Overview
ProteinGym is an extensive set of Deep Mutational Scanning (DMS) assays and annotated human clinical variants curated to enable thorough comparisons of various mutation effect predictors in different regimes. Both the DMS assays and clinical variants are divided into 1) a substitution benchmark which currently consists of the experimental characterisation of ~2.7M missense variants across 217 DMS assays and 2,525 clinical proteins, and 2) an indel benchmark that includes ∼300k mutants across 74 DMS assays and 1,555 clinical proteins. This dataset contains all four components of the benchmark in one file. To separate the dataset into its separate benchmark, split it on the "benchmark" column. Each benchmark also contains multiple different experiments/wild-type proteins, whose variants we score and compute statistics for independently. These are denoted using the "experiment_id" column.

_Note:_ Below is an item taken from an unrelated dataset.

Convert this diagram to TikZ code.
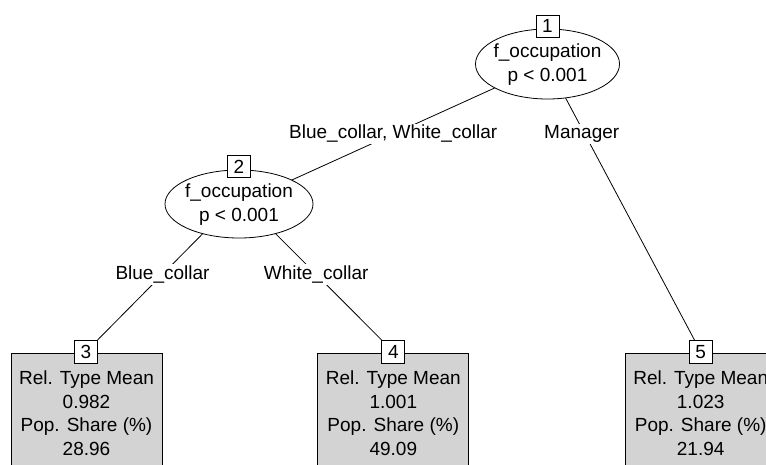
\documentclass[tikz,border=0pt]{standalone}
\usepackage{fontspec}
\setmainfont{Liberation Sans}
\usetikzlibrary{shapes.geometric,backgrounds}
\definecolor{termgray}{RGB}{211,211,211}
\begin{document}
\begin{tikzpicture}[x=1pt,y=-1pt,
  every node/.style={font=\fontsize{19}{23.5}\selectfont},
  inner/.style={draw, ellipse, line width=0.8pt, fill=white, minimum width=144pt, minimum height=70pt, inner sep=0pt},
  idbox/.style={draw, rectangle, fill=white, line width=0.8pt, minimum width=23pt, minimum height=22pt, inner sep=0pt},
  term/.style={draw, rectangle, fill=termgray, line width=0.8pt, minimum width=151pt, minimum height=130pt, anchor=north, inner sep=0pt},
  txt/.style={align=center, inner sep=0pt},
  edgelab/.style={fill=white, inner sep=1.5pt},
  conn/.style={line width=0.8pt}]
\useasboundingbox (0,0) rectangle (766,464);
\clip (0,0) rectangle (766,464);
% inner nodes
\node[inner] (n1) at (547.5,64) {};
\node[txt] (n1t) at (547.5,64.5) {f\_occupation\\p < 0.001};
\node[idbox] (n1id) at (547.5,26) {1};
\node[inner, minimum width=148pt, minimum height=68pt] (n2) at (239,204) {};
\node[txt] (n2t) at (239,204.5) {f\_occupation\\p < 0.001};
\node[idbox] (n2id) at (239,166.5) {2};
% terminal nodes
\node[term] (t3) at (86.5,352.7) {};
\node[txt] (t3t) at (86.5,413) {Rel. Type Mean\\0.982\\Pop. Share (\%)\\28.96};
\node[idbox, minimum height=23pt] (t3id) at (86,351.7) {3};
\node[term] (t4) at (393.3,352.7) {};
\node[txt] (t4t) at (393.3,413) {Rel. Type Mean\\1.001\\Pop. Share (\%)\\49.09};
\node[idbox, minimum height=23pt] (t4id) at (393.3,351.7) {4};
\node[term] (t5) at (700.7,352.7) {};
\node[txt] (t5t) at (700.7,413) {Rel. Type Mean\\1.023\\Pop. Share (\%)\\21.94};
\node[idbox, minimum height=23pt] (t5id) at (700.7,351.7) {5};
% edges
\begin{scope}[on background layer]
\draw[conn] (n1.center) -- node[edgelab,pos=0.5] (l12) {Blue\_collar, White\_collar} (n2.center);
\draw[conn] (n1.center) -- node[edgelab,pos=0.243,xshift=-3pt] (l15) {Manager} (t5id.center);
\draw[conn] ([yshift=7pt]n2.center) -- node[edgelab,pos=0.5] (l23) {Blue\_collar} (t3id.center);
\draw[conn] ([yshift=7pt]n2.center) -- node[edgelab,pos=0.5] (l24) {White\_collar} (t4id.center);
\end{scope}
\end{tikzpicture}
\end{document}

For example, to score just one assay of the deep mutational scanning (DMS) substitutions benchmark, such as the A4_HUMAN assay by Seuma et al. (2022), you would take the rows where the benchmark column is "DMS_substitutions" and the experiment_id column is "A4_HUMAN_Seuma_2022".
Note that the "random_cv_split_index" and "continuous_label" columns only have values for deep mutational scans, not for clinical variants, as the variants are labeled as binary benign/pathogenic and we did not train supervised models on them in the original benchmark.
Additional information about all the assays and clinical variants in the benchmark, along with the details of how we compute statistics for all of them, are available in the publication here or at the github repository here.